In Our View (Today, July 27, 2005) the author said that the community, in effect, should just roll over, accept and furnish illegals with education, health care, police protection, welfare, etc. Good for lodging, tourism and construction businesses; bad for us taxpayers. One reason why hospital and medical bills are so high is that we who pay are charged extra to make up for illegals and others who do not.
The Mexican government must view the U. S. as a big toothless pussycat to put up with the invasion of illegals across its southern border. They have set up a special ministry to give out advice on the best ways and places to sneak in. Mexico is a conduit for drugs and for invaders from all over South America. It would be easy for a trained foreign terrorist to learn a little Spanish, don typical clothes and join the illegals. As many as 10 percent of illegals are hardened criminals, according to the border patrol.
The U. S. gives Mexico a very handsome aid package and funds to combat drugs each year. They repay us by exporting surplus population and doing nothing to curb drugs. A recent C-Span speaker said the Mexican military is now actively helping drug smugglers.
Overpopulation and the very poor economic conditions in Mexico are the main causes for the worker class rush to the U.S.

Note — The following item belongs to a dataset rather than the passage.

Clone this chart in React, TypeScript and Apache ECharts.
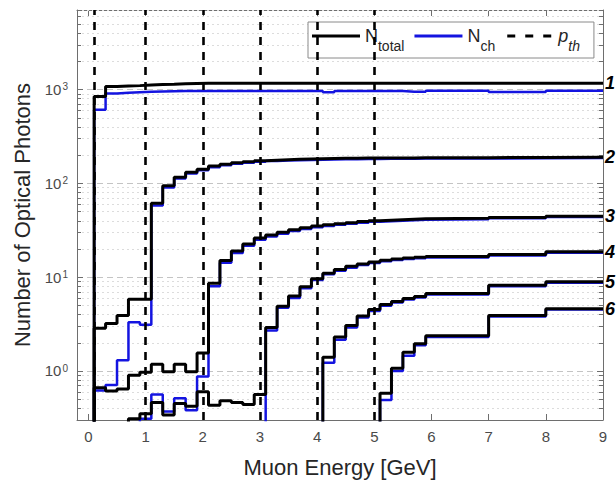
import React, { useEffect, useRef } from "react";
import * as echarts from "echarts";

// Energy axis range [GeV]
const X_MIN = -0.2;
const X_MAX = 9;
// Photon-count axis range (log)
const Y_MIN = 0.3;
const Y_MAX = 7000;
// Empty bins are drawn at this level, below the visible axis range
const EMPTY_LEVEL = 0.01;

// Left edges of the energy bins, followed by the right edge of the last bin
const energyEdges = [
  0.1, 0.3, 0.5, 0.7, 0.9, 1.1, 1.3, 1.5, 1.7, 1.9, 2.1, 2.3, 2.5, 2.7, 2.9,
  3.1, 3.3, 3.5, 3.7, 3.9, 4.1, 4.3, 4.5, 4.7, 4.9, 5.1, 5.3, 5.5, 5.7, 5.9,
  7, 8, 9,
];

// Total number of optical photons per bin, curves 1..6 (0 = no photons)
const total1 = [840, 1070, 1085, 1095, 1110, 1125, 1135, 1150, 1155, 1160, 1160, 1160, 1160, 1160, 1160, 1160, 1160, 1160, 1160, 1160, 1160, 1160, 1160, 1160, 1160, 1160, 1160, 1160, 1160, 1160, 1160, 1160];
const total2 = [2.85, 3.2, 3.9, 5.8, 5.8, 61, 94, 116, 131, 141, 152, 159, 165, 169, 173, 176, 178, 180, 181, 182, 183, 184, 184, 185, 185, 186, 186, 186, 187, 187, 188, 189];
const total3 = [0.66, 0.61, 0.64, 0.9, 0.97, 1.18, 0.98, 1.18, 0.98, 1.55, 8.6, 15, 19, 22.5, 26, 28, 30, 32, 33.5, 35, 36, 37, 38, 39, 39.8, 40.3, 40.8, 41.3, 41.7, 42.2, 43.2, 44.5];
const total4 = [0, 0, 0, 0.31, 0.35, 0.46, 0.34, 0.45, 0.42, 0.6, 0.43, 0.48, 0.46, 0.44, 0.56, 2.9, 4.9, 6.3, 7.9, 9.6, 11, 12, 13, 13.8, 14.5, 15.1, 15.6, 16, 16.3, 16.6, 17.4, 18.6];
const total5 = [0, 0, 0, 0, 0, 0, 0, 0, 0, 0, 0, 0, 0, 0, 0, 0, 0, 0, 0, 0, 1.4, 2.3, 3.05, 3.85, 4.5, 5.1, 5.5, 5.9, 6.2, 6.7, 8.2, 8.9];
const total6 = [0, 0, 0, 0, 0, 0, 0, 0, 0, 0, 0, 0, 0, 0, 0, 0, 0, 0, 0, 0, 0, 0, 0, 0, 0, 0.58, 1.07, 1.58, 1.95, 2.37, 3.9, 4.6];

// Cherenkov photons per bin, curves 1..6
const cherenkov1 = [605, 905, 920, 930, 940, 950, 955, 960, 960, 960, 960, 960, 960, 960, 960, 960, 960, 960, 960, 960, 930, 960, 960, 960, 960, 960, 960, 945, 945, 965, 935, 965];
const cherenkov2 = [0.62, 0.71, 1.3, 3.3, 3.1, 58, 90, 112, 127, 137, 148, 155, 161, 165, 169, 172, 174, 176, 177, 178, 179, 180, 180, 181, 181, 182, 182, 182, 183, 183, 184, 185];
const cherenkov3 = [0, 0, 0, 0, 0.31, 0.56, 0.37, 0.51, 0.38, 0.87, 8.0, 14.2, 18, 21.5, 25, 27, 29, 31, 32.5, 34, 35, 36, 37, 38, 38.8, 39.3, 39.8, 40.3, 40.7, 41.2, 42.2, 43.5];
const cherenkov4 = [0, 0, 0, 0, 0, 0, 0, 0, 0, 0, 0, 0, 0, 0, 0, 2.7, 4.7, 6.0, 7.6, 9.3, 10.7, 11.7, 12.6, 13.4, 14.1, 14.7, 15.2, 15.6, 15.9, 16.2, 17.0, 18.2];
const cherenkov5 = [0, 0, 0, 0, 0, 0, 0, 0, 0, 0, 0, 0, 0, 0, 0, 0, 0, 0, 0, 0, 1.22, 2.15, 2.9, 3.7, 4.35, 4.95, 5.35, 5.75, 6.05, 6.5, 8.0, 8.7];
const cherenkov6 = [0, 0, 0, 0, 0, 0, 0, 0, 0, 0, 0, 0, 0, 0, 0, 0, 0, 0, 0, 0, 0, 0, 0, 0, 0, 0.49, 1.0, 1.45, 1.88, 2.3, 3.8, 4.5];

const totalCurves = [total1, total2, total3, total4, total5, total6];
const cherenkovCurves = [cherenkov1, cherenkov2, cherenkov3, cherenkov4, cherenkov5, cherenkov6];
const curveLabels = ["1", "2", "3", "4", "5", "6"];

// Momentum thresholds p_th [GeV]
const thresholds = [0.1, 1, 2, 3, 4, 5];

// Axis tick values
const energyTicks = [0, 1, 2, 3, 4, 5, 6, 7, 8, 9];
const minorLogValues = [
  0.4, 0.5, 0.6, 0.7, 0.8, 0.9,
  2, 3, 4, 5, 6, 7, 8, 9,
  20, 30, 40, 50, 60, 70, 80, 90,
  200, 300, 400, 500, 600, 700, 800, 900,
  2000, 3000, 4000, 5000, 6000, 7000,
];

const FONT = "'Liberation Sans', Arial, Helvetica, sans-serif";
const BLACK = "#000000";
const BLUE = "#1414e0";
const AXIS_GRAY = "#6e6e6e";
const TEXT_DARK = "#262626";
const TICK_TEXT = "#4a4a4a";

// Legend keys: solid bars and a dashed bar, 48 x 3 px
const SOLID_KEY = "path://M0,0h48v3h-48z";
const DASHED_KEY = "path://M2,0h8v3h-8z M20,0h8v3h-8z M38,0h8v3h-8z M0,0h0.01v3h-0.01z M48,0h0.01v3h-0.01z";

// Histogram as a staircase: one point per bin edge, starting from the floor
function stairs(values: number[]): number[][] {
  const pts: number[][] = [[X_MIN, EMPTY_LEVEL]];
  values.forEach((v, i) => pts.push([energyEdges[i], v > 0 ? v : EMPTY_LEVEL]));
  const last = values[values.length - 1];
  pts.push([energyEdges[values.length], last > 0 ? last : EMPTY_LEVEL]);
  return pts;
}

export default function App() {
  const ref = useRef<HTMLDivElement>(null);

  useEffect(() => {
    if (!ref.current) return;
    const chart = echarts.init(ref.current, null, { renderer: "svg" });

    const cherenkovSeries = cherenkovCurves.map((vals) => ({
      name: "Nch",
      type: "line",
      step: "end",
      data: stairs(vals),
      symbol: "none",
      showSymbol: false,
      xAxisIndex: 0,
      yAxisIndex: 0,
      z: 3,
      lineStyle: { color: BLUE, width: 2.5 },
      itemStyle: { color: BLUE },
    }));

    const totalSeries = totalCurves.map((vals, k) => ({
      name: "Ntotal",
      type: "line",
      step: "end",
      data: stairs(vals),
      symbol: "none",
      showSymbol: false,
      xAxisIndex: 0,
      yAxisIndex: 0,
      z: 4,
      lineStyle: { color: BLACK, width: 3 },
      itemStyle: { color: BLACK },
      endLabel: {
        show: true,
        formatter: () => curveLabels[k],
        color: BLACK,
        fontFamily: FONT,
        fontSize: 18,
        fontWeight: "bold",
        fontStyle: "italic",
        distance: 2,
      },
    }));

    const thresholdSeries = {
      name: "pth",
      type: "line",
      data: [],
      symbol: "none",
      xAxisIndex: 0,
      yAxisIndex: 0,
      z: 2,
      lineStyle: { color: BLACK, width: 2.5, type: [8, 7] },
      itemStyle: { color: BLACK },
      markLine: {
        silent: true,
        symbol: ["none", "none"],
        label: { show: false },
        lineStyle: { color: BLACK, width: 2.6, type: [8, 7] },
        data: thresholds.map((t) => ({ xAxis: t })),
      },
    };

    // Minor log grid lines with short inward ticks on both frame sides
    const minorGridSeries = {
      type: "custom",
      xAxisIndex: 0,
      yAxisIndex: 0,
      z: 1,
      silent: true,
      data: minorLogValues.map((v) => [X_MIN, v]),
      encode: { x: 0, y: 1 },
      renderItem: (_params: any, api: any) => {
        const v = api.value(1);
        const l = api.coord([X_MIN, v]);
        const r = api.coord([X_MAX, v]);
        const y = Math.round(l[1]) + 0.5;
        return {
          type: "group",
          children: [
            {
              type: "line",
              shape: { x1: l[0], y1: y, x2: r[0], y2: y },
              style: { stroke: "#dcdcdc", lineWidth: 1, lineDash: [2, 3] },
            },
            {
              type: "line",
              shape: { x1: l[0], y1: y, x2: l[0] + 4, y2: y },
              style: { stroke: AXIS_GRAY, lineWidth: 1 },
            },
            {
              type: "line",
              shape: { x1: r[0] - 4, y1: y, x2: r[0], y2: y },
              style: { stroke: AXIS_GRAY, lineWidth: 1 },
            },
          ],
        };
      },
    };

    const legendNames: Record<string, string> = {
      Ntotal: "{n|N}{sub|total}",
      Nch: "{n|N}{sub|ch}",
      pth: "{ni|p}{subi|th}",
    };

    const frameLine = { show: true, onZero: false, lineStyle: { color: AXIS_GRAY, width: 1 } };

    const logAxisBase = {
      type: "log",
      logBase: 10,
      min: Y_MIN,
      max: Y_MAX,
      axisLine: frameLine,
      axisTick: { show: true, inside: true, length: 6, lineStyle: { color: AXIS_GRAY } },
    };

    const option = {
      animation: false,
      backgroundColor: "#ffffff",
      grid: { left: 77, top: 10, right: 13, bottom: 58, containLabel: false },
      legend: {
        left: 308,
        top: 22,
        orient: "horizontal",
        data: [
          { name: "Ntotal", icon: SOLID_KEY, itemStyle: { color: BLACK } },
          { name: "Nch", icon: SOLID_KEY, itemStyle: { color: BLUE } },
          { name: "pth", icon: DASHED_KEY, itemStyle: { color: BLACK } },
        ],
        itemWidth: 48,
        itemHeight: 3,
        itemGap: 10,
        padding: [5, 14, 5, 4],
        backgroundColor: "#ffffff",
        borderColor: "#8a8a8a",
        borderWidth: 1,
        borderRadius: 0,
        selectedMode: false,
        formatter: (name: string) => legendNames[name] || name,
        textStyle: {
          color: TEXT_DARK,
          fontFamily: FONT,
          fontSize: 18,
          rich: {
            n: { fontSize: 18, lineHeight: 18, verticalAlign: "top", fontFamily: FONT, color: TEXT_DARK },
            ni: { fontSize: 18, lineHeight: 18, verticalAlign: "top", fontStyle: "italic", fontFamily: FONT, color: TEXT_DARK },
            sub: { fontSize: 14, lineHeight: 14, verticalAlign: "top", padding: [12, 0, 0, 0], fontFamily: FONT, color: TEXT_DARK },
            subi: { fontSize: 14, lineHeight: 14, verticalAlign: "top", padding: [12, 0, 0, 0], fontStyle: "italic", fontFamily: FONT, color: TEXT_DARK },
          },
        },
      },
      xAxis: [
        {
          type: "value",
          position: "bottom",
          min: X_MIN,
          max: X_MAX,
          name: "Muon Energy [GeV]",
          nameLocation: "middle",
          nameGap: 36,
          nameTextStyle: { color: TEXT_DARK, fontFamily: FONT, fontSize: 22 },
          axisLine: frameLine,
          axisTick: { show: true, inside: true, length: 6, customValues: energyTicks, lineStyle: { color: AXIS_GRAY } },
          axisLabel: { show: true, customValues: energyTicks, margin: 9, color: TICK_TEXT, fontFamily: FONT, fontSize: 15 },
          splitLine: { show: false },
        },
        {
          type: "value",
          position: "top",
          min: X_MIN,
          max: X_MAX,
          axisLine: frameLine,
          axisTick: { show: true, inside: true, length: 6, customValues: energyTicks, lineStyle: { color: AXIS_GRAY } },
          axisLabel: { show: false },
          splitLine: { show: false },
        },
      ],
      yAxis: [
        {
          ...logAxisBase,
          position: "left",
          name: "Number of Optical Photons",
          nameLocation: "middle",
          nameGap: 26,
          nameTextStyle: { color: TEXT_DARK, fontFamily: FONT, fontSize: 22 },
          axisLabel: {
            show: true,
            margin: 9,
            color: TICK_TEXT,
            fontFamily: FONT,
            fontSize: 15,
            formatter: (v: number) => {
              const e = Math.log10(v);
              const k = Math.round(e);
              if (Math.abs(e - k) > 1e-6) return "";
              return `{b|10}{sup|${k}}`;
            },
            rich: {
              b: { fontSize: 15, lineHeight: 15, verticalAlign: "bottom", color: TICK_TEXT, fontFamily: FONT },
              sup: { fontSize: 10, lineHeight: 10, verticalAlign: "top", padding: [0, 0, 6, 1], color: TICK_TEXT, fontFamily: FONT },
            },
          },
          splitLine: { show: true, lineStyle: { color: "#c4c4c4", width: 1, type: [6, 4] } },
        },
        {
          ...logAxisBase,
          position: "right",
          axisLabel: { show: false },
          splitLine: { show: false },
        },
      ],
      series: [minorGridSeries, thresholdSeries, ...cherenkovSeries, ...totalSeries],
    };

    chart.setOption(option as any);
    return () => chart.dispose();
  }, []);

  return (
    <div
      ref={ref}
      style={{ position: "absolute", left: 0, top: 0, width: 616, height: 483, background: "#fff" }}
    />
  );
}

The U. S. should expel the Mexican ambassador, recall ours, and use the subsidy money to station the National Guard along the border and to fund state efforts such as HB 1134. When the Mexicans develop respect for us and stop exporting illegals and drugs here, then normal relations could resume.
The only feasible solution to this can-of-worms situation is to develop a national ID card and database system, using finger prints or iris scans for forgery-proof identification. The national database would be linked to the cards for quick verification. All citizens and illegals would have to register. The illegals would be given a few months to return to their mother country and allowed to come back legally with proper work permits for specified periods. (The above ID system would also go a long way toward preventing identity theft).
Support HB 1134 by contacting your state congresspersons.